Kaworu Watashiya's works getting released over here is probably always going to raise some eyebrows, thanks to the immortality of the situation that unfolded around Kodomo no Jikan. Maybe it's unfair for a creator to wind up with a reputation that precedes her like that. But it also means there's some built-in word-of-mouth marketing for Monster Marriage Shop and anyone who wants to check out (or pointedly avoid) more stuff from this weird, weird woman. At least everyone's of age in this series.

Really, Monster Marriage Shop is as aggressively sexual as you might expect, given its pedigree, but it's also absolutely its own beast (pun intended). Things open on extremely askew notes, introducing Nakao Yuto and his massive mommy's boy complex. It's a detailed, roundabout way of making him up to be an effective matchmaker while also being very up-front that he's some kinda freak. This is the guy who keeps a mental bingo card of all the cursed fetishes he could potentially develop, and there is some wild shit on there.

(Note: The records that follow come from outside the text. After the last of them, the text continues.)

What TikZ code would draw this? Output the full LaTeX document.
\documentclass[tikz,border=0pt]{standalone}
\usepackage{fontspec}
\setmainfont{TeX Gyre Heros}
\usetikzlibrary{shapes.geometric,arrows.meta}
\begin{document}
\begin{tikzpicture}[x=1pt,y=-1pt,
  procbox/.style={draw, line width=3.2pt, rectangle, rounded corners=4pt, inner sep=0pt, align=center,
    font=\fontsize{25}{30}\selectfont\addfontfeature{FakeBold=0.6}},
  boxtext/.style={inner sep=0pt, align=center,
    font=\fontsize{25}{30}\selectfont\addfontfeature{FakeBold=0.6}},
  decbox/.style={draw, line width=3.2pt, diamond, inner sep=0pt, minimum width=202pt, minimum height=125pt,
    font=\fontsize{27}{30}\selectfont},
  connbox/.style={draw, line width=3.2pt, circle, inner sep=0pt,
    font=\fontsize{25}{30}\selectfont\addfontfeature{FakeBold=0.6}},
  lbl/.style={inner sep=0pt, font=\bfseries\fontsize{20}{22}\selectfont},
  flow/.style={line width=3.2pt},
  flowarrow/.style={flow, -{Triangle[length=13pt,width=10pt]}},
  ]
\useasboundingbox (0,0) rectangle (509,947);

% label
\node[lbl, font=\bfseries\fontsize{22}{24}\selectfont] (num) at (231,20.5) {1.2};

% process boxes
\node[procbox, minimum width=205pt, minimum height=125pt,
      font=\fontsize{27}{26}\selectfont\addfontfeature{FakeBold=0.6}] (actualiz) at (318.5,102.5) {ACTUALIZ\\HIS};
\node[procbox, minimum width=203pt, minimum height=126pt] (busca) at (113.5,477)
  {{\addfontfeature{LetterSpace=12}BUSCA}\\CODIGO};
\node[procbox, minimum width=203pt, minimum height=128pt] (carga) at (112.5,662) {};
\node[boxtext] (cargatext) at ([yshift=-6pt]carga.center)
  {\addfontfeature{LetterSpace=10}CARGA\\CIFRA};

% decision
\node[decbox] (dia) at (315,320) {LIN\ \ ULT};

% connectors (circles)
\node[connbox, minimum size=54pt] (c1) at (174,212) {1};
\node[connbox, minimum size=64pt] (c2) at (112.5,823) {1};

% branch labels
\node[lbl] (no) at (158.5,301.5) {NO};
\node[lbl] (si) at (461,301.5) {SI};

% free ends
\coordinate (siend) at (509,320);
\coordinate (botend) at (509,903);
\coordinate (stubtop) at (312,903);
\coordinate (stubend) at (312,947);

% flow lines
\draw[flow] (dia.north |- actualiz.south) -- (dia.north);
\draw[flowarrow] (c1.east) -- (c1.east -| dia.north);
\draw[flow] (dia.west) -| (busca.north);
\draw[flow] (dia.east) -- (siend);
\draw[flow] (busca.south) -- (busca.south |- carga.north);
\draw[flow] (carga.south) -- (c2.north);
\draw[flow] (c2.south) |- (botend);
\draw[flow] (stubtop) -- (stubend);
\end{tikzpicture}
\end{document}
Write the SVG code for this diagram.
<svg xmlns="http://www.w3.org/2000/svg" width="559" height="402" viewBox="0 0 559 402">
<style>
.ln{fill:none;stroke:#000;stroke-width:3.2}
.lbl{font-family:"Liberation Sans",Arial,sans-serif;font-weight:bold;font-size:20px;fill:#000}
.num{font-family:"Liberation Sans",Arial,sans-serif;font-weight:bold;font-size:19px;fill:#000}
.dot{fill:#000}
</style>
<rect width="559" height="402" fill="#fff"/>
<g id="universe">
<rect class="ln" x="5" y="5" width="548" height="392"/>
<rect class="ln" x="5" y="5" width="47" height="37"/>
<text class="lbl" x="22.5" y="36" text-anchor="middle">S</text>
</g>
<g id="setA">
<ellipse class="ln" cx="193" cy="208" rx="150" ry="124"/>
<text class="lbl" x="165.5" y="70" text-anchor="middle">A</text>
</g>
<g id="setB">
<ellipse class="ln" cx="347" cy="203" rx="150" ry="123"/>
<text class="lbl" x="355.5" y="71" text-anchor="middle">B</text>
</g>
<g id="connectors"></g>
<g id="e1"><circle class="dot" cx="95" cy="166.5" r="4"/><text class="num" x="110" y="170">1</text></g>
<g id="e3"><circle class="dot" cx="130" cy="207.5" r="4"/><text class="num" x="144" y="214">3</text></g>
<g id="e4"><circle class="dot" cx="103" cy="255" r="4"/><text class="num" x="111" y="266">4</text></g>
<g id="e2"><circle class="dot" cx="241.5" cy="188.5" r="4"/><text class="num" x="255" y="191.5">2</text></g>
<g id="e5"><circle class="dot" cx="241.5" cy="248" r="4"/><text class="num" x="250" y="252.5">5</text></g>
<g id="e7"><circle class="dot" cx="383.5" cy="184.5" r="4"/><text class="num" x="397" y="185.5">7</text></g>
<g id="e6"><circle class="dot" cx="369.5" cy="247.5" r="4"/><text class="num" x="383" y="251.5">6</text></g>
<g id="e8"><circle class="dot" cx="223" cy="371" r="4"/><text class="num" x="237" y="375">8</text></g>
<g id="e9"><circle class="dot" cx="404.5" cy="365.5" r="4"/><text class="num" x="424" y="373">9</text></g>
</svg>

Appropriate enough, then, that Yuto bumbles his way into Monster Town where a lineup of horny horror-show heroines just can't stop jumping tits-first into his bones. Monster Marriage Shop has energy, anyway, as a romp like this needs.

That energy does mean the volume can get away from itself more often than not, though. Asides and sub-plots will rise and fall within chapters with little concern for pacing and well-timed payoff. Punchline references to earlier elements will feel orphaned because the story shifted topics three times before you remembered Oh right, the werewolf girl was feeling insecure because she thought Yuto was fucking his pet dog. Whole chapters like one that opens with the rather clever concept of a literal "Mailer Daemon" will ping-pong between points such that what's ultimately supposed to be a bittersweet finish just falls flat.

When Monster Marriage Shop does actually manage its tone and pacing properly, though, it can go to some surprisingly effective places. A consistent element of the manga is how good-natured and non-judgemental Yuto is of these wild women as he advises them in their searches for love. The matchmaking thing isn't just a convenient framing device for scary-girl sexytimes, there's real advice about managing your expectations and goals when it comes to marriage, what your motivations are, and even deciding if it's right or wrong for you. It's refreshingly frank when Harnis the succubus (who is the best, by the way) gets told that she absolutely can keep slutting it up her whole life if she enjoys it. The story of Meisa, the BL doujin artist gorgon, actually hits that affecting, bittersweet tone. There's also a surprising amount of focus on class disparity in the world, and in general, a lot more going on than you might expect from another monster-girl fanservice book. Monster Marriage Shop can be messy at times because of all that, and it's not going to be for everyone, but the sheer amount I was able to write about it just for this little preview entry shows that it's interesting enough to check out, anyway.